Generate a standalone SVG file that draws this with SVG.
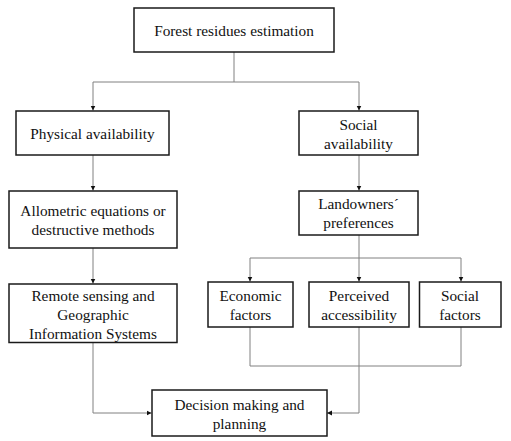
<svg xmlns="http://www.w3.org/2000/svg" width="511" height="441" viewBox="0 0 511 441">
<style>
.box{fill:#fff;stroke:#1a1a1a;stroke-width:1.5}
.t{font-family:"Liberation Serif","Times New Roman",serif;font-size:15.3px;fill:#111;text-anchor:middle}
.c{fill:none;stroke:#808080;stroke-width:1}
</style>
<defs>
<marker id="ah" markerUnits="userSpaceOnUse" markerWidth="6" markerHeight="6" refX="5" refY="3" orient="auto">
<path d="M0,0.5 L5,3 L0,5.5 z" fill="#111"/>
</marker>
</defs>
<rect width="511" height="441" fill="#fff"/>
<g id="connectors">
<path class="c" d="M234,52 V82 M93,82 H359"/>
<path class="c" d="M93,82 V110.5" marker-end="url(#ah)"/>
<path class="c" d="M359,82 V110.5" marker-end="url(#ah)"/>
<path class="c" d="M93,155 V190.5" marker-end="url(#ah)"/>
<path class="c" d="M359,155 V190.5" marker-end="url(#ah)"/>
<path class="c" d="M93,248 V283.5" marker-end="url(#ah)"/>
<path class="c" d="M359,235 V281.5" marker-end="url(#ah)"/>
<path class="c" d="M250,258 H461"/>
<path class="c" d="M250,258 V281.5" marker-end="url(#ah)"/>
<path class="c" d="M461,258 V281.5" marker-end="url(#ah)"/>
<path class="c" d="M250,327 V366 H461 V327"/>
<path class="c" d="M93,343 V413 H151.5" marker-end="url(#ah)"/>
<path class="c" d="M359,327 V413 H327" marker-end="url(#ah)"/>
</g>
<g id="forest-residues">
<rect class="box" x="134" y="8" width="200" height="44"/>
<text class="t" x="234" y="36">Forest residues estimation</text>
</g>
<g id="physical-availability">
<rect class="box" x="16" y="111" width="153" height="44"/>
<text class="t" x="92.5" y="138.5">Physical availability</text>
</g>
<g id="social-availability">
<rect class="box" x="299" y="111" width="119" height="44"/>
<text class="t" x="358.5" y="129.5">Social</text>
<text class="t" x="358.5" y="148.5">availability</text>
</g>
<g id="allometric">
<rect class="box" x="9" y="191" width="168" height="57"/>
<text class="t" x="93" y="216">Allometric equations or</text>
<text class="t" x="93" y="234.5">destructive methods</text>
</g>
<g id="landowners">
<rect class="box" x="299" y="191" width="119" height="44"/>
<text class="t" x="358.5" y="209">Landowners´</text>
<text class="t" x="358.5" y="228">preferences</text>
</g>
<g id="remote-sensing">
<rect class="box" x="9" y="284" width="168" height="58.5"/>
<text class="t" x="93" y="300.5">Remote sensing and</text>
<text class="t" x="93" y="319.5">Geographic</text>
<text class="t" x="93" y="338.5">Information Systems</text>
</g>
<g id="economic">
<rect class="box" x="208" y="282" width="85" height="45"/>
<text class="t" x="250.5" y="301">Economic</text>
<text class="t" x="250.5" y="320">factors</text>
</g>
<g id="perceived">
<rect class="box" x="309" y="282" width="100" height="45"/>
<text class="t" x="359" y="301">Perceived</text>
<text class="t" x="359" y="320">accessibility</text>
</g>
<g id="social-factors">
<rect class="box" x="419.5" y="282" width="81.5" height="45"/>
<text class="t" x="460" y="301">Social</text>
<text class="t" x="460" y="320">factors</text>
</g>
<g id="decision">
<rect class="box" x="152" y="390" width="175" height="46"/>
<text class="t" x="239.5" y="409.5">Decision making and</text>
<text class="t" x="239.5" y="428.5">planning</text>
</g>
</svg>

= = = =

Directive ->
Quote the data exactly, leaving every image out of the copy.

Response to this exercise ->
Generate a standalone SVG file that draws this with SVG.
<svg xmlns="http://www.w3.org/2000/svg" width="511" height="441" viewBox="0 0 511 441">
<style>
.box{fill:#fff;stroke:#1a1a1a;stroke-width:1.5}
.t{font-family:"Liberation Serif","Times New Roman",serif;font-size:15.3px;fill:#111;text-anchor:middle}
.c{fill:none;stroke:#808080;stroke-width:1}
</style>
<defs>
<marker id="ah" markerUnits="userSpaceOnUse" markerWidth="6" markerHeight="6" refX="5" refY="3" orient="auto">
<path d="M0,0.5 L5,3 L0,5.5 z" fill="#111"/>
</marker>
</defs>
<rect width="511" height="441" fill="#fff"/>
<g id="connectors">
<path class="c" d="M234,52 V82 M93,82 H359"/>
<path class="c" d="M93,82 V110.5" marker-end="url(#ah)"/>
<path class="c" d="M359,82 V110.5" marker-end="url(#ah)"/>
<path class="c" d="M93,155 V190.5" marker-end="url(#ah)"/>
<path class="c" d="M359,155 V190.5" marker-end="url(#ah)"/>
<path class="c" d="M93,248 V283.5" marker-end="url(#ah)"/>
<path class="c" d="M359,235 V281.5" marker-end="url(#ah)"/>
<path class="c" d="M250,258 H461"/>
<path class="c" d="M250,258 V281.5" marker-end="url(#ah)"/>
<path class="c" d="M461,258 V281.5" marker-end="url(#ah)"/>
<path class="c" d="M250,327 V366 H461 V327"/>
<path class="c" d="M93,343 V413 H151.5" marker-end="url(#ah)"/>
<path class="c" d="M359,327 V413 H327" marker-end="url(#ah)"/>
</g>
<g id="forest-residues">
<rect class="box" x="134" y="8" width="200" height="44"/>
<text class="t" x="234" y="36">Forest residues estimation</text>
</g>
<g id="physical-availability">
<rect class="box" x="16" y="111" width="153" height="44"/>
<text class="t" x="92.5" y="138.5">Physical availability</text>
</g>
<g id="social-availability">
<rect class="box" x="299" y="111" width="119" height="44"/>
<text class="t" x="358.5" y="129.5">Social</text>
<text class="t" x="358.5" y="148.5">availability</text>
</g>
<g id="allometric">
<rect class="box" x="9" y="191" width="168" height="57"/>
<text class="t" x="93" y="216">Allometric equations or</text>
<text class="t" x="93" y="234.5">destructive methods</text>
</g>
<g id="landowners">
<rect class="box" x="299" y="191" width="119" height="44"/>
<text class="t" x="358.5" y="209">Landowners´</text>
<text class="t" x="358.5" y="228">preferences</text>
</g>
<g id="remote-sensing">
<rect class="box" x="9" y="284" width="168" height="58.5"/>
<text class="t" x="93" y="300.5">Remote sensing and</text>
<text class="t" x="93" y="319.5">Geographic</text>
<text class="t" x="93" y="338.5">Information Systems</text>
</g>
<g id="economic">
<rect class="box" x="208" y="282" width="85" height="45"/>
<text class="t" x="250.5" y="301">Economic</text>
<text class="t" x="250.5" y="320">factors</text>
</g>
<g id="perceived">
<rect class="box" x="309" y="282" width="100" height="45"/>
<text class="t" x="359" y="301">Perceived</text>
<text class="t" x="359" y="320">accessibility</text>
</g>
<g id="social-factors">
<rect class="box" x="419.5" y="282" width="81.5" height="45"/>
<text class="t" x="460" y="301">Social</text>
<text class="t" x="460" y="320">factors</text>
</g>
<g id="decision">
<rect class="box" x="152" y="390" width="175" height="46"/>
<text class="t" x="239.5" y="409.5">Decision making and</text>
<text class="t" x="239.5" y="428.5">planning</text>
</g>
</svg>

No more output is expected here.